I La stampa a caratteri mobili, messa a punto da Gutenberg a metà del XV secolo a Magonza, si diffuse rapidamente in Italia, culla dell’Umanesimo: nelle grandi città come Roma e Venezia o in molte sedi universitarie già negli Anni ’60 del Quattrocento furono stabilmente attive botteghe tipografiche.
Ad Asti il primo libro a stampa vide la luce nel 1518 per opera del tipografo Francesco Silva che Alberto Bruno, giureconsulto astigiano, chiamò in città per la stampa delle sue opere. E non casualmente, se si considera la vocazione commerciale astese, il primo libro uscito dai torchi in quell’anno fu un trattato del Bruno sulla monetazione: De augmento, diminutioneque monetae.
Ma la città non era in grado di offrire lavoro sufficiente a una tipografia stabile: Silva è attestato fino al 1521, poi si dovette attendere il 1534 per avere nuovamente un tipografo attivo in Asti. E questa volta la committenza per la stampa fu pubblica: a
Francesco Garrone, originario di Livorno Vercellese e già attivo a Venezia e Bologna, nel 1534 viene commissionata la stampa di due libri di leggi municipali, Statuta e Statuta Revarum.

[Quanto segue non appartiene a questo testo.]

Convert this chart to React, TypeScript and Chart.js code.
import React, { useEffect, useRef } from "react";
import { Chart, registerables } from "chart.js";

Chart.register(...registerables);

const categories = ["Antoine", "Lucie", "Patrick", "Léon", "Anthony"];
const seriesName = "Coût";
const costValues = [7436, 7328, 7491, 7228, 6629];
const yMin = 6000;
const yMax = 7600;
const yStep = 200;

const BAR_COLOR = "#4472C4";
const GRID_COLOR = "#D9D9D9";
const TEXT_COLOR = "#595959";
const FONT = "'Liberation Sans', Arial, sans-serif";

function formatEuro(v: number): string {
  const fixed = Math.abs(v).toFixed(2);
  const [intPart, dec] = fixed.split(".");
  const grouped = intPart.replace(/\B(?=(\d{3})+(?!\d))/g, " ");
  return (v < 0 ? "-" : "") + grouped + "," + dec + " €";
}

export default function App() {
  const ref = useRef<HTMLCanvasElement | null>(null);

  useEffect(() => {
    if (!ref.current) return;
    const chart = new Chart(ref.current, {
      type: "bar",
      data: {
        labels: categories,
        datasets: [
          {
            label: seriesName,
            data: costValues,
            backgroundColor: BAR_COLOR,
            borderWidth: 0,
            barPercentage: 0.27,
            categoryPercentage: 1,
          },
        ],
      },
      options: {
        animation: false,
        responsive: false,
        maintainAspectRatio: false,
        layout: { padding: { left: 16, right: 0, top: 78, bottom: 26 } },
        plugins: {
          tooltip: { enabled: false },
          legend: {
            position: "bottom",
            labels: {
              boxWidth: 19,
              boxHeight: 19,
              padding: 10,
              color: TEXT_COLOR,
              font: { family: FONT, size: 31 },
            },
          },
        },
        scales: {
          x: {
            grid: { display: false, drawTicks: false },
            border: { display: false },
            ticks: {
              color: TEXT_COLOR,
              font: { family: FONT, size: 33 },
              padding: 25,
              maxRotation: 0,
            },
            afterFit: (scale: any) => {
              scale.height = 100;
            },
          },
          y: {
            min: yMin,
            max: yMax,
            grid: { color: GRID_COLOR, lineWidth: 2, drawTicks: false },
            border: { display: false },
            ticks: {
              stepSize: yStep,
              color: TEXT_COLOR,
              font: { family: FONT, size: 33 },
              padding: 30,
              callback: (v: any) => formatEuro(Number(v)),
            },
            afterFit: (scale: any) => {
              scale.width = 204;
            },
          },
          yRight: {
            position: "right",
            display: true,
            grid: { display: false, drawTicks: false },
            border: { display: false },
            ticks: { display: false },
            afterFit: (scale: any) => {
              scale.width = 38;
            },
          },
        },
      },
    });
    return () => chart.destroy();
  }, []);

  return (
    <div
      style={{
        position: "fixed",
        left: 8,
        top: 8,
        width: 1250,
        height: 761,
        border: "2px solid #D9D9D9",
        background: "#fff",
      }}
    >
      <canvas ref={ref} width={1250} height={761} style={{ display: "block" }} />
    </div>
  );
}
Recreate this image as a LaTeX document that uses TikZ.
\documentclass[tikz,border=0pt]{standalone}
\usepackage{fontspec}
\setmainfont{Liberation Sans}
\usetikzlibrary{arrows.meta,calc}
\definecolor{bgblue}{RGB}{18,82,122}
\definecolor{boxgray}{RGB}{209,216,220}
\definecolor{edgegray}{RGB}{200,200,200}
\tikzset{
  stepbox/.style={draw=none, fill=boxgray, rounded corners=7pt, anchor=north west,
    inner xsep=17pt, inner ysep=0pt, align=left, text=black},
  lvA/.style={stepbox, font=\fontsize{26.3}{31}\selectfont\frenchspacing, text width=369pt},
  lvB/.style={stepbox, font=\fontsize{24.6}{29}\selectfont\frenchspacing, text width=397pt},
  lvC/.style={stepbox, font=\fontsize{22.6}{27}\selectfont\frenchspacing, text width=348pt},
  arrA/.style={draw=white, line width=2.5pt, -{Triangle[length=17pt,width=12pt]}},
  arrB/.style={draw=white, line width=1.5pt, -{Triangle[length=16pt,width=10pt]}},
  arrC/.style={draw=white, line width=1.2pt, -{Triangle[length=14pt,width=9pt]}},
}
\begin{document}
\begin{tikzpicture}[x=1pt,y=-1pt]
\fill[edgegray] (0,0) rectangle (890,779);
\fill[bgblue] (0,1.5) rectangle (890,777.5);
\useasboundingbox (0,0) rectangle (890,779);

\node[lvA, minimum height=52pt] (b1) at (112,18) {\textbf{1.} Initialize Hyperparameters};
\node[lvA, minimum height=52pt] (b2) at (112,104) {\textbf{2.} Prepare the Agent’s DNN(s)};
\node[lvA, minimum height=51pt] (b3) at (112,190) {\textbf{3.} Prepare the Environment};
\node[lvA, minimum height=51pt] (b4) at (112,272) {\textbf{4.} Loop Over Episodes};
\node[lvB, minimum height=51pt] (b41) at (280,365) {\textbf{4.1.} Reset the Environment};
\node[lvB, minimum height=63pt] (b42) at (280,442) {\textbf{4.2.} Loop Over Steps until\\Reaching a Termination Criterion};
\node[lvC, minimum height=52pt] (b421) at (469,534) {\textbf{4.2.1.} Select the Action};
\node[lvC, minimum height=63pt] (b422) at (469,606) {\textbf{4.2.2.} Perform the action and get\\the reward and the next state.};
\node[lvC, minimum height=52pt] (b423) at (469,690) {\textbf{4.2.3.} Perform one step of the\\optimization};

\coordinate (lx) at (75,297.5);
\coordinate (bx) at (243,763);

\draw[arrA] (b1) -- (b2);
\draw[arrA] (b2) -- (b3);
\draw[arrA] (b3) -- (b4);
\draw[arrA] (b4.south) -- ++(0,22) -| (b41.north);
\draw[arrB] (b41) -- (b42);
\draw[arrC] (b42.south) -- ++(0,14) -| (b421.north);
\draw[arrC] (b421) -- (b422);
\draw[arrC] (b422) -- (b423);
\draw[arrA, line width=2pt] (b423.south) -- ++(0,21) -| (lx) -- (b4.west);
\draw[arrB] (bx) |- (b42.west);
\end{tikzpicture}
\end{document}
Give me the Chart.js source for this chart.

Il primo dei due volumi raccoglieva una serie di regole giuridiche che disciplinavano molteplici aspetti della vita quotidiana ad Asti, sia nell’ambito pubblico che privato, mentre il secondo conteneva gli elementi di diritto tributario dell’epoca, e nella fattispecie importanti riferimenti alle tasse indirette sugli scambi e sui consumi di merci nel territorio di Asti. Entrambi attestati da esemplari manoscritti risalenti al XIV secolo, rispettivamente il Codice Catenato, ancora oggi conservato in originale presso l’Archivio Storico, e gli Statuta Revarum, conservati nei Conti orléanesi dell’Archivio di Stato, grazie alla nuova tecnica tipografica furono resi disponibili in numerose copie, generalmente giunte sino a noi legate in un solo volume.
La Biblioteca Astense ne possiede 5 esemplari, sono stati rilegati in ordine diverso, rispettando probabilmente gli interessi dell’acquirente o per scelte autonome del legatore. Sono appartenute a studiosi quali Niccola Gabiani, Carlo Vassallo, Giuseppe Vernazza, come testimoniano gli ex libris o attestano corposi appunti e annotazioni a margine. E pur non essendo oggetto di frequente lettura, sono certamente familiari agli astigiani per un’immagine che compare sul frontespizio e che anche la Biblioteca ha utilizzato in passato per il periodico Palinsesto: comunemente considerata un’antica – se non la più antica – visione di Asti, è una xilografia che presenta una ricca cornice al cui centro campeggia una città cinta da mura, all’interno della quale si distingono chiese e torri e sulla quale vegliano quattro figure, in due dei quali è consuetudine individuare San Secondo e Sant’Evasio.
La scritta AST in alto a sinistra pare non lasciar dubbi in merito. Ma non è così, o meglio non proprio: la stessa immagine – senza la scritta – fu infatti usata dal tipografo di Reggio Emilia Alessandro Lippo per l’opera da lui stampata a Bologna nel 1515 dal titolo Officia Sanctorum Patrum protectorum alme urbis Regiensis. Essa raffigura Reggio Emilia con le mura, le chiese e i santi protettori Prospero, Daria, Gioconda e Crisante. Probabilmente Garrone entrò in contatto con questo tipografo durante il suo soggiorno bolognese e ne acquisì i materiali, forse i caratteri e per certo l’originale cliché in legno, che portò in Piemonte e utilizzò per il frontespizio degli statuti astigiani: un esempio antico di sapiente riuso che ha indotto molti studiosi all’errore iconografico.